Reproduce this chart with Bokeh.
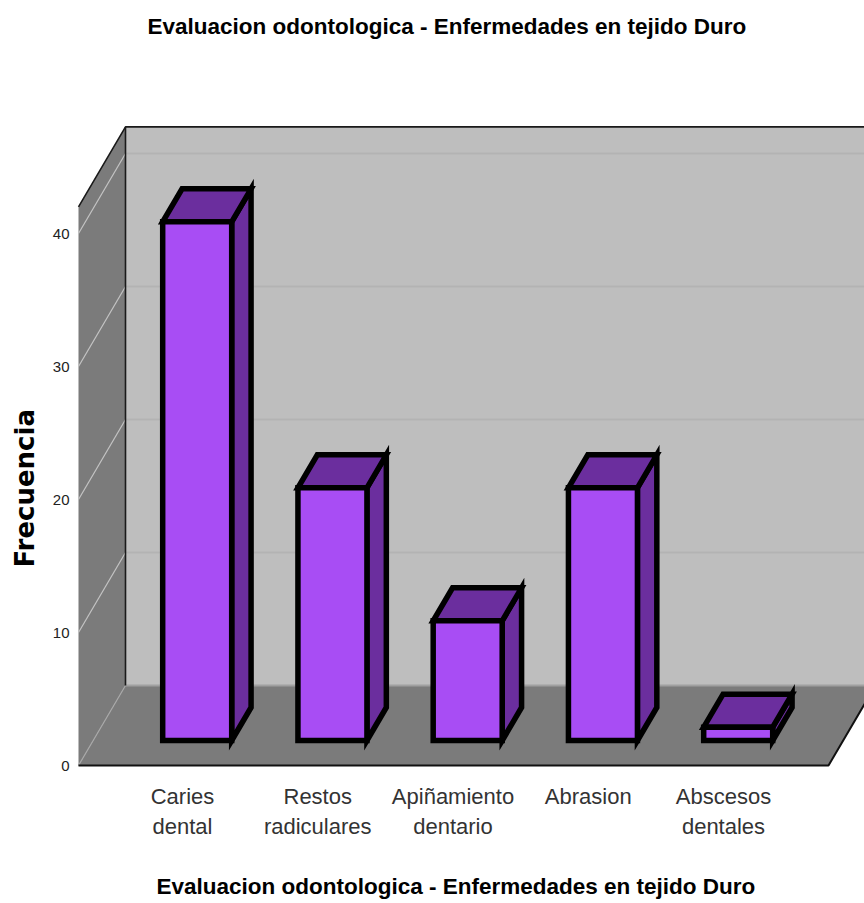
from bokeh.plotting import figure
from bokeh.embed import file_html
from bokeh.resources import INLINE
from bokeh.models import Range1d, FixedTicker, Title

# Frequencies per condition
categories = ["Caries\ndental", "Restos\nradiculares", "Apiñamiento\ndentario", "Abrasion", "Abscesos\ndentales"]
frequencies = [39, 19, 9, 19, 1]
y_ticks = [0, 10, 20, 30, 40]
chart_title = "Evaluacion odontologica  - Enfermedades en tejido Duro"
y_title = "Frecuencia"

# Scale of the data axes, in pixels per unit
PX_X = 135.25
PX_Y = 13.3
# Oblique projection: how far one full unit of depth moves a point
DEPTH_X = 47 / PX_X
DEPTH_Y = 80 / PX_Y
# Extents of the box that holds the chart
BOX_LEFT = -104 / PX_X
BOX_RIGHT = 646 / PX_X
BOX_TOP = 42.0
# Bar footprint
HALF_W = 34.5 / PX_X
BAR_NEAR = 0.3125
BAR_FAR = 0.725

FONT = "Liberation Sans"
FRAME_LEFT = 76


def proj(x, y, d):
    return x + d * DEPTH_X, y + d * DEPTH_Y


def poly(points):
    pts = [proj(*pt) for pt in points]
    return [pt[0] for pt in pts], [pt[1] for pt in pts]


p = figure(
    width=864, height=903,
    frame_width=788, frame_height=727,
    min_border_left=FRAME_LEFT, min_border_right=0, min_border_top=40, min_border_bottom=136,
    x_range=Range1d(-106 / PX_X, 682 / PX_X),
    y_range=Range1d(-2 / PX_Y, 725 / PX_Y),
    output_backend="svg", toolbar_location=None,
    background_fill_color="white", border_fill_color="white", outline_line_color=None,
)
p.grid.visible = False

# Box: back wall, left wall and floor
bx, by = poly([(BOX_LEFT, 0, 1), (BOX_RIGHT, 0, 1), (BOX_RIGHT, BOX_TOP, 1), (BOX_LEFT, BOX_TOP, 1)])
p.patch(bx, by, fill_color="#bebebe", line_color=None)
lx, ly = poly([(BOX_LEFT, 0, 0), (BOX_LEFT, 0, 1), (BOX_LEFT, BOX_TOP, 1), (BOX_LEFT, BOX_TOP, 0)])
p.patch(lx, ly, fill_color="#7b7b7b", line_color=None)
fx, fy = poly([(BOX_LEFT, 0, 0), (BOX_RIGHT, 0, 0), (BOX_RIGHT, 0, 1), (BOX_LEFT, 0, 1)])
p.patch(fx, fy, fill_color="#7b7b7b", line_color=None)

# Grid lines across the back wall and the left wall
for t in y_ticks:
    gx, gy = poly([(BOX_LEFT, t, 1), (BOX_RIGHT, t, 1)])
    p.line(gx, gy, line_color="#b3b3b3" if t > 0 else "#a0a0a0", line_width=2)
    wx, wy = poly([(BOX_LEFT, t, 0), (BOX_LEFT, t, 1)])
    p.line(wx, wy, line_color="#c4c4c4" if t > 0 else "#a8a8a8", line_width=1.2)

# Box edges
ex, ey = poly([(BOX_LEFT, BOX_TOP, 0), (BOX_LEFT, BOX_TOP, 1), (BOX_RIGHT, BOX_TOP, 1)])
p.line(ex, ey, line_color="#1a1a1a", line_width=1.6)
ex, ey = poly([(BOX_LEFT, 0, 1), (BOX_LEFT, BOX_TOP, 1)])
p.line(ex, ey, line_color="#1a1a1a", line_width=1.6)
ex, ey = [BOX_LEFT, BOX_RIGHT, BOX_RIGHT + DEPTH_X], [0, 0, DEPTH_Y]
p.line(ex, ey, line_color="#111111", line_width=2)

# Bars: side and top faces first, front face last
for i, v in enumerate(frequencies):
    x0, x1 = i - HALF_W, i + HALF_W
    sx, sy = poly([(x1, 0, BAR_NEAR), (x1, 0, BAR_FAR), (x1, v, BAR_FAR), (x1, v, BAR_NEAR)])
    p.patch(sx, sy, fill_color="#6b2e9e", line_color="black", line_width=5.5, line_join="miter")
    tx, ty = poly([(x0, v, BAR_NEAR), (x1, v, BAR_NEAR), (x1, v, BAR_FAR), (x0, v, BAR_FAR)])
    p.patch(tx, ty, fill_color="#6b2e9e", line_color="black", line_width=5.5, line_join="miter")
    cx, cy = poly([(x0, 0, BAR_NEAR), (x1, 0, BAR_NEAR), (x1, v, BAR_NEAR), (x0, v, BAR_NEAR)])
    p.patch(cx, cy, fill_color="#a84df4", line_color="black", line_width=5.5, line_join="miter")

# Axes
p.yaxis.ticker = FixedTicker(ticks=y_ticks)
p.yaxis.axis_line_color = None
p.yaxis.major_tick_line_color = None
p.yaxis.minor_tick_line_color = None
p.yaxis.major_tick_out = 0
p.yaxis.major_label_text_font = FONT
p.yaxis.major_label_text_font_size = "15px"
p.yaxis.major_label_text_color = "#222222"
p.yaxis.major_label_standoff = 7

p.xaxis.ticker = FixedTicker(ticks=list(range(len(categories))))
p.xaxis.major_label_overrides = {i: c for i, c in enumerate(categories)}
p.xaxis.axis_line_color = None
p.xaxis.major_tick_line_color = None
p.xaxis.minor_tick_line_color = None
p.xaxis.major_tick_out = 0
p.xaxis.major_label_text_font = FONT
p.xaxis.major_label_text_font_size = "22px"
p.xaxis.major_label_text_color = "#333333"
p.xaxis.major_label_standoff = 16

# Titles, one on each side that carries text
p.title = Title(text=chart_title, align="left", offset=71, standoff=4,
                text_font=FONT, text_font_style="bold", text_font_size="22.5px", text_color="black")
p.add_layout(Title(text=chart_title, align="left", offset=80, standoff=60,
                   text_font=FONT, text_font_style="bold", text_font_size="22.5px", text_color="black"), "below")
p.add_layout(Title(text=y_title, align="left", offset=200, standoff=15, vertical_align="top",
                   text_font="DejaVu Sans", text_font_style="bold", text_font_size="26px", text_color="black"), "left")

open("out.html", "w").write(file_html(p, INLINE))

··········

_EXERCISE OBJECTIVE:_
Go from the first line of the data above to the line containing "from bokeh.models import" and retype exactly those lines, both included, but none of the pictures.

_RESPONSE TO THIS TASK:_
Reproduce this chart with Bokeh.
from bokeh.plotting import figure
from bokeh.embed import file_html
from bokeh.resources import INLINE
from bokeh.models import Range1d, FixedTicker, Title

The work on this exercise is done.